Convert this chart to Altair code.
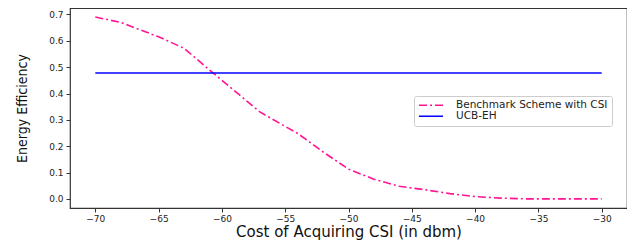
import altair as alt
import pandas as pd

cost = [-70, -68, -65, -63, -61, -59, -57, -55, -54, -52, -50, -48, -46, -44, -42, -40, -38, -36, -33, -30]
benchmark = [0.69, 0.67, 0.615, 0.572, 0.49, 0.41, 0.33, 0.275, 0.248, 0.178, 0.113, 0.075, 0.048, 0.035, 0.02, 0.009, 0.003, 0.0, 0.0, 0.0]
ucb_x = [-70, -30]
ucb_y = [0.478, 0.478]

s1 = "Benchmark Scheme with CSI"
s2 = "UCB-EH"

rows = [{"x": a, "y": b, "s": s1, "o": i} for i, (a, b) in enumerate(zip(cost, benchmark))]
rows += [{"x": a, "y": b, "s": s2, "o": i} for i, (a, b) in enumerate(zip(ucb_x, ucb_y))]
df = pd.DataFrame(rows)

chart = alt.Chart(df).mark_line(strokeWidth=1.6).encode(
    x=alt.X("x:Q", scale=alt.Scale(domain=[-72, -28], nice=False, zero=False),
            axis=alt.Axis(values=[-70, -65, -60, -55, -50, -45, -40, -35, -30], format="d",
                          title="Cost of Acquiring CSI (in dbm)")),
    y=alt.Y("y:Q", scale=alt.Scale(domain=[-0.0345, 0.7245], nice=False, zero=False),
            axis=alt.Axis(values=[0, 0.1, 0.2, 0.3, 0.4, 0.5, 0.6, 0.7], format=".1f",
                          title="Energy Efficiency", titleFont="DejaVu Sans Condensed, sans-serif",
                          titleFontSize=14, titlePadding=19, labelPadding=3)),
    color=alt.Color("s:N", scale=alt.Scale(domain=[s1, s2], range=["#ff1493", "#0000ff"]),
                    legend=alt.Legend(title=None, orient="none", legendX=344, legendY=88,
                                      symbolType="stroke", symbolSize=576, symbolStrokeWidth=1.6,
                                      labelFontSize=10.5, labelFont="DejaVu Sans", labelColor="#222",
                                      fillColor="white", strokeColor="#ccc", padding=4,
                                      rowPadding=0, labelOffset=12, cornerRadius=2, clipHeight=10.5)),
    strokeDash=alt.StrokeDash("s:N", scale=alt.Scale(domain=[s1, s2], range=[[8, 3, 2, 3], [1, 0]]), legend=None),
    order="o:Q",
).properties(width=557, height=200, padding={"left": 62, "top": 0, "right": 0, "bottom": 34},
             autosize=alt.AutoSizeParams(type="none")).configure_view(
    stroke="#333", strokeWidth=1.2
).configure_axis(
    grid=False, domain=False, tickColor="#333", tickSize=4, labelFont="DejaVu Sans",
    labelFontSize=9, labelColor="#222", titleFont="DejaVu Sans", titleFontWeight="normal",
    titleColor="#111"
).configure_axisX(titleFontSize=15, titlePadding=1, labelPadding=2).configure_legend(symbolDash=[8, 3, 2, 3])

chart.save("out.html", embed_options={"renderer": "svg", "actions": False})
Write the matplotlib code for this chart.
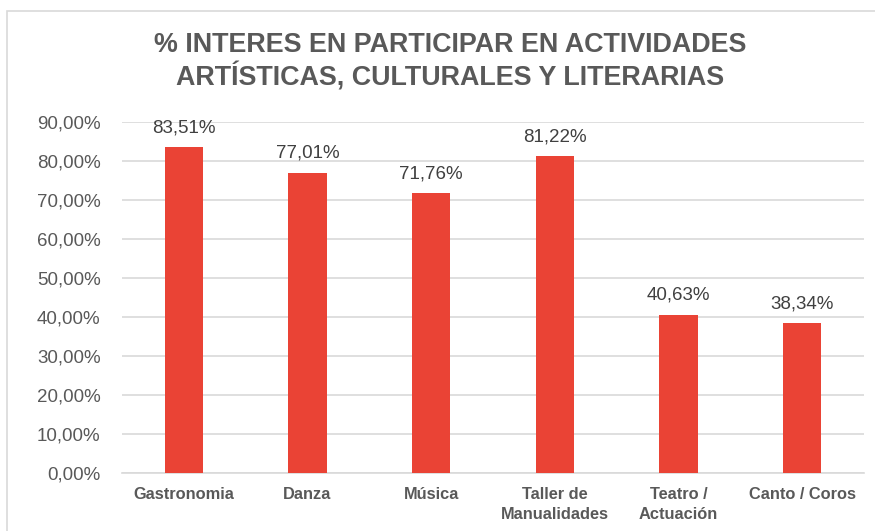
import matplotlib
matplotlib.use("Agg")
import matplotlib.pyplot as plt
from matplotlib.patches import Rectangle
from matplotlib.ticker import FuncFormatter

categories = ["Gastronomia", "Danza", "Música", "Taller de\nManualidades", "Teatro /\nActuación", "Canto / Coros"]
values = [83.51, 77.01, 71.76, 81.22, 40.63, 38.34]
title = "% INTERES EN PARTICIPAR EN ACTIVIDADES\nARTÍSTICAS, CULTURALES Y LITERARIAS"

W, H = 875, 531
fig = plt.figure(figsize=(W / 100, H / 100), dpi=100)
plt.rcParams['font.family'] = ['Liberation Sans', 'DejaVu Sans']

# chart frame
fig.patches.append(Rectangle((7 / W, -0.1), 1.2, 1 - 11 / H + 0.1, transform=fig.transFigure,
                             fill=False, edgecolor="#d9d9d9", linewidth=1.2))

left, right = 122 / W, 864 / W
bottom, top = 1 - 473 / H, 1 - 122 / H
ax = fig.add_axes([left, bottom, right - left, (top - bottom)])
x = list(range(len(categories)))
ax.bar(x, values, width=0.31, color="#EA4335", zorder=3)
ax.set_xlim(-0.5, len(categories) - 0.5)
ax.set_ylim(0, 90)
ax.set_yticks(range(0, 91, 10))
ax.yaxis.set_major_formatter(FuncFormatter(lambda v, p: f"{v:.2f}%".replace(".", ",")))
ax.grid(axis="y", color="#d9d9d9", linewidth=1.2, zorder=0)
for s in ["top", "right", "left"]:
    ax.spines[s].set_visible(False)
ax.spines["bottom"].set_color("#d9d9d9")
ax.spines["bottom"].set_linewidth(1.2)
ax.tick_params(axis="both", length=0)
ax.tick_params(axis="y", labelsize=13.5, labelcolor="#595959", pad=15.5)
ax.set_xticks(x)
ax.set_xticklabels(categories, fontsize=11.8, fontweight="bold", color="#595959", linespacing=1.45)
ax.tick_params(axis="x", pad=10)
for xi, v in zip(x, values):
    ax.annotate(f"{v:.2f}%".replace(".", ","), (xi, v), xytext=(0, 8), textcoords="offset points",
                ha="center", va="bottom", fontsize=13.5, color="#404040")

fig.text(450 / W, 1 - 62 / H, title, ha="center", va="center", fontsize=19.4,
         fontweight="bold", color="#595959", linespacing=1.2)

fig.savefig("out.png", dpi=100)
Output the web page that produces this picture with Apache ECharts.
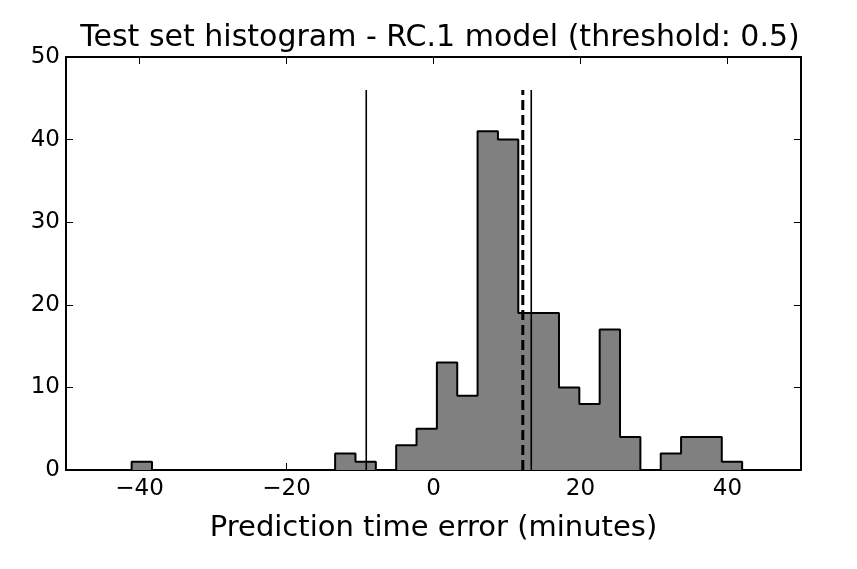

---

◆ **SET EXERCISE**
Copy nothing but the lines from the top of the material through the line holding "df = pd.DataFrame(rows)", exactly as written; omit pictures.

◆ **RESPONSE FOR THIS EXERCISE**
Convert this chart to Altair code.
import altair as alt
import pandas as pd

cost = [-70, -68, -65, -63, -61, -59, -57, -55, -54, -52, -50, -48, -46, -44, -42, -40, -38, -36, -33, -30]
benchmark = [0.69, 0.67, 0.615, 0.572, 0.49, 0.41, 0.33, 0.275, 0.248, 0.178, 0.113, 0.075, 0.048, 0.035, 0.02, 0.009, 0.003, 0.0, 0.0, 0.0]
ucb_x = [-70, -30]
ucb_y = [0.478, 0.478]

s1 = "Benchmark Scheme with CSI"
s2 = "UCB-EH"

rows = [{"x": a, "y": b, "s": s1, "o": i} for i, (a, b) in enumerate(zip(cost, benchmark))]
rows += [{"x": a, "y": b, "s": s2, "o": i} for i, (a, b) in enumerate(zip(ucb_x, ucb_y))]
df = pd.DataFrame(rows)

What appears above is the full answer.